More broadly, how would you characterize the“Summers doctrine” that helped stabilize the U.S. economy through the first years of the recession?
Markets overreact, therefore policy must overreact. One must act strongly and decisively in order to generate confidence, because confidence is the cheapest form of stimulus and growth. Supporting the middle class and its demand, which is the bedrock of any economy, [is critical)], as is avoiding financial panic and providing liquidity that prevents it, and doing it in a transparent way that promotes trust and doesn’t sugar-coat things. And doing it all as rapidly and decisively as possible, at the earliest possible moment, in a crisis. These are, I think, the doctrines that will serve us well if we have future crises.
It’s clear that the U.S. economy today is doing better on many measures. If you were back in the lead advisor role tomorrow, what are some of the things you would like to do?

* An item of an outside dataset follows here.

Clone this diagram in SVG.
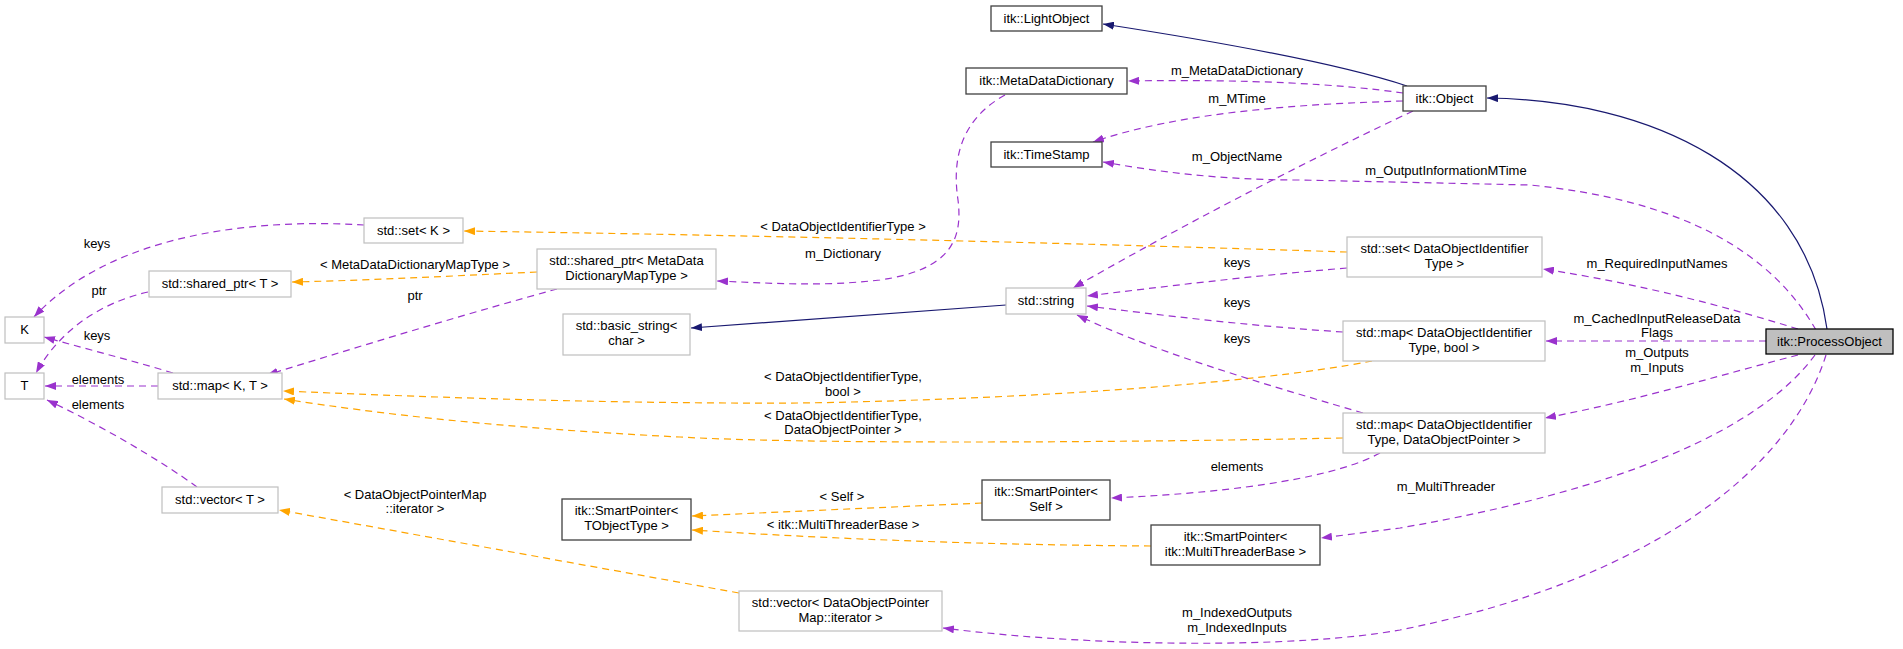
<svg xmlns="http://www.w3.org/2000/svg" width="1903" height="649" viewBox="0 0 1903 649">
<style>
text{font-family:"Liberation Sans",Arial,Helvetica,sans-serif;font-size:13px;fill:#000;text-anchor:middle}
.g rect{fill:#fff;stroke:#bfbfbf;stroke-width:1.2}
.k rect{fill:#fff;stroke:#404040;stroke-width:1.3}
.cur rect{fill:#bfbfbf;stroke:#000;stroke-width:1.3}
.e path{fill:none;stroke-width:1.2}
.p{stroke:#9a32cd;stroke-dasharray:7,5;marker-end:url(#ap)}
.o{stroke:#ffa500;stroke-dasharray:7,5;marker-end:url(#ao)}
.b{stroke:#191970;marker-end:url(#ab)}
</style>
<defs>
<marker id="ap" markerUnits="userSpaceOnUse" markerWidth="12" markerHeight="8" refX="11" refY="4" orient="auto"><path d="M0,0 L11,4 L0,8 z" fill="#9a32cd"/></marker>
<marker id="ao" markerUnits="userSpaceOnUse" markerWidth="12" markerHeight="8" refX="11" refY="4" orient="auto"><path d="M0,0 L11,4 L0,8 z" fill="#ffa500"/></marker>
<marker id="ab" markerUnits="userSpaceOnUse" markerWidth="12" markerHeight="8" refX="11" refY="4" orient="auto"><path d="M0,0 L11,4 L0,8 z" fill="#191970"/></marker>
</defs>
<rect width="1903" height="649" fill="#fff"/>
<g id="edges" class="e">
<path class="b" d="M1407,86 C1340,64 1220,42 1103,24"/>
<path class="b" d="M1827,329 C1805,170 1650,100 1487,98"/>
<path class="p" d="M1403,93 C1340,84 1250,79 1128,81"/>
<path class="p" d="M1403,101 C1300,104 1180,112 1093,142"/>
<path class="p" d="M1816,330 C1770,250 1680,200 1530,185 L1300,180 C1220,180 1160,172 1103,162"/>
<path class="p" d="M1413,111 C1330,150 1200,215 1073,288"/>
<path class="p" d="M1005,95 C960,120 952,160 958,200 C963,240 950,270 880,280 C820,287 770,283 717,281"/>
<path class="o" d="M1347,252 C1100,244 800,236 464,231"/>
<path class="p" d="M364,225 C250,218 110,235 34,317"/>
<path class="o" d="M537,272 C450,276 380,280 292,282"/>
<path class="p" d="M148,292 C100,303 60,330 36,373"/>
<path class="p" d="M557,289 C480,310 380,340 267,375"/>
<path class="p" d="M173,373 C130,360 90,350 44,337"/>
<path class="p" d="M158,386 L45,386"/>
<path class="p" d="M197,487 C160,460 100,425 47,400"/>
<path class="o" d="M1372,361 C1250,385 1000,400 800,403 C600,404 400,396 283,391"/>
<path class="o" d="M1343,438 C1100,443 800,444 680,437 C500,428 380,414 284,399"/>
<path class="p" d="M1363,413 C1250,380 1150,350 1077,315"/>
<path class="p" d="M1343,332 C1250,326 1160,315 1087,306"/>
<path class="p" d="M1347,268 C1250,276 1160,287 1087,296"/>
<path class="b" d="M1006,305 L691,328"/>
<path class="p" d="M1798,329 C1720,305 1640,284 1543,269"/>
<path class="p" d="M1766,341 L1546,341"/>
<path class="p" d="M1798,355 C1720,375 1640,400 1545,418"/>
<path class="p" d="M1815,355 C1760,430 1620,490 1400,528 L1321,538"/>
<path class="p" d="M1826,355 C1790,470 1650,580 1400,630 C1300,648 1100,648 943,628"/>
<path class="o" d="M982,503 L692,516"/>
<path class="o" d="M1151,546 C1000,545 850,540 692,530"/>
<path class="p" d="M1380,453 C1340,475 1250,492 1111,498"/>
<path class="o" d="M739,593 L279,510"/>
</g>
<g id="labels">
<text x="1237" y="75">m_MetaDataDictionary</text>
<text x="1237" y="103">m_MTime</text>
<text x="1237" y="161">m_ObjectName</text>
<text x="1446" y="175">m_OutputInformationMTime</text>
<text x="843" y="258">m_Dictionary</text>
<text x="843" y="231">&lt; DataObjectIdentifierType &gt;</text>
<text x="97" y="248">keys</text>
<text x="99" y="295">ptr</text>
<text x="415" y="269">&lt; MetaDataDictionaryMapType &gt;</text>
<text x="415" y="300">ptr</text>
<text x="97" y="340">keys</text>
<text x="98" y="384">elements</text>
<text x="98" y="409">elements</text>
<text x="415" y="499">&lt; DataObjectPointerMap</text>
<text x="415" y="513">::iterator &gt;</text>
<text x="843" y="381">&lt; DataObjectIdentifierType,</text>
<text x="843" y="396">bool &gt;</text>
<text x="843" y="420">&lt; DataObjectIdentifierType,</text>
<text x="843" y="434">DataObjectPointer &gt;</text>
<text x="1237" y="267">keys</text>
<text x="1237" y="307">keys</text>
<text x="1237" y="343">keys</text>
<text x="1237" y="471">elements</text>
<text x="842" y="501">&lt; Self &gt;</text>
<text x="843" y="529">&lt; itk::MultiThreaderBase &gt;</text>
<text x="1657" y="268">m_RequiredInputNames</text>
<text x="1657" y="323">m_CachedInputReleaseData</text>
<text x="1657" y="337">Flags</text>
<text x="1657" y="357">m_Outputs</text>
<text x="1657" y="372">m_Inputs</text>
<text x="1446" y="491">m_MultiThreader</text>
<text x="1237" y="617">m_IndexedOutputs</text>
<text x="1237" y="632">m_IndexedInputs</text>
</g>
<g id="n_ProcessObject" class="cur"><rect x="1766" y="329" width="127" height="25"/><text x="1829.5" y="346">itk::ProcessObject</text></g>
<g id="n_Object" class="k"><rect x="1403" y="86" width="83" height="25"/><text x="1444.5" y="103">itk::Object</text></g>
<g id="n_LightObject" class="k"><rect x="991" y="6" width="111" height="25"/><text x="1046.5" y="23">itk::LightObject</text></g>
<g id="n_MetaDataDictionary" class="k"><rect x="966" y="68" width="161" height="26"/><text x="1046.5" y="85">itk::MetaDataDictionary</text></g>
<g id="n_TimeStamp" class="k"><rect x="991" y="142" width="111" height="25"/><text x="1046.5" y="159">itk::TimeStamp</text></g>
<g id="n_string" class="g"><rect x="1006" y="288" width="80" height="26"/><text x="1046" y="305">std::string</text></g>
<g id="n_setDOIT" class="g"><rect x="1347" y="237" width="195" height="40"/><text x="1444.5" y="253">std::set&lt; DataObjectIdentifier</text><text x="1444.5" y="268">Type &gt;</text></g>
<g id="n_mapDOITbool" class="g"><rect x="1343" y="321" width="202" height="40"/><text x="1444" y="337">std::map&lt; DataObjectIdentifier</text><text x="1444" y="352">Type, bool &gt;</text></g>
<g id="n_mapDOITDOP" class="g"><rect x="1343" y="413" width="202" height="40"/><text x="1444" y="429">std::map&lt; DataObjectIdentifier</text><text x="1444" y="444">Type, DataObjectPointer &gt;</text></g>
<g id="n_SPSelf" class="k"><rect x="982" y="480" width="128" height="40"/><text x="1046" y="496">itk::SmartPointer&lt;</text><text x="1046" y="511">Self &gt;</text></g>
<g id="n_SPMTB" class="k"><rect x="1151" y="525" width="169" height="40"/><text x="1235.5" y="541">itk::SmartPointer&lt;</text><text x="1235.5" y="556">itk::MultiThreaderBase &gt;</text></g>
<g id="n_vecDOPM" class="g"><rect x="739" y="591" width="203" height="40"/><text x="840.5" y="607">std::vector&lt; DataObjectPointer</text><text x="840.5" y="622">Map::iterator &gt;</text></g>
<g id="n_SPT" class="k"><rect x="562" y="499" width="129" height="41"/><text x="626.5" y="515">itk::SmartPointer&lt;</text><text x="626.5" y="530">TObjectType &gt;</text></g>
<g id="n_basic_string" class="g"><rect x="563" y="314" width="127" height="41"/><text x="626.5" y="330">std::basic_string&lt;</text><text x="626.5" y="345">char &gt;</text></g>
<g id="n_sharedMDD" class="g"><rect x="537" y="249" width="179" height="40"/><text x="626.5" y="265">std::shared_ptr&lt; MetaData</text><text x="626.5" y="280">DictionaryMapType &gt;</text></g>
<g id="n_setK" class="g"><rect x="364" y="218" width="99" height="25"/><text x="413.5" y="235">std::set&lt; K &gt;</text></g>
<g id="n_sharedT" class="g"><rect x="149" y="271" width="142" height="26"/><text x="220" y="288">std::shared_ptr&lt; T &gt;</text></g>
<g id="n_K" class="g"><rect x="5" y="317" width="39" height="26"/><text x="24.5" y="334">K</text></g>
<g id="n_T" class="g"><rect x="5" y="373" width="39" height="26"/><text x="24.5" y="390">T</text></g>
<g id="n_mapKT" class="g"><rect x="158" y="373" width="124" height="26"/><text x="220" y="390">std::map&lt; K, T &gt;</text></g>
<g id="n_vecT" class="g"><rect x="162" y="487" width="116" height="26"/><text x="220" y="504">std::vector&lt; T &gt;</text></g>
</svg>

I hope immigration reform will pass. Over time, that will make a very big difference to this country in terms of the economic energy it will bring in and the demographic support it will provide at a time when we face real burdens from entitlement programs.
Our infrastructure has lagged badly. Look at Kennedy Airport. Should the gateway to the greatest city in the greatest country in the world look as large parts of Kennedy Airport do? And if the answer is no, isn’t a moment when interest rates are 2 percent for 10 years, near 3 percent for 30 years, and almost zero in inflation-adjusted terms, and a time when construction unemployment rates are in double digits, the right moment to get to work on fixing it? And Kennedy is not an isolated example. There are examples of decaying infrastructure across the country. And they cost more to fix the more you delay fixing them. And [spending today] reduces future deficits, too, because we’re going to have to spend that money anyway. Why spend it later when we could spend it today and spend less of it? So I would put a very substantial emphasis on infrastructure investment.
And then, of course, there are other key areas of public investment. Education and scientific research stand out—we’re cutting back at a moment when the rest of the world is ramping up. We should be willing to ramp up as well.
Thanks for your time and insights, Larry.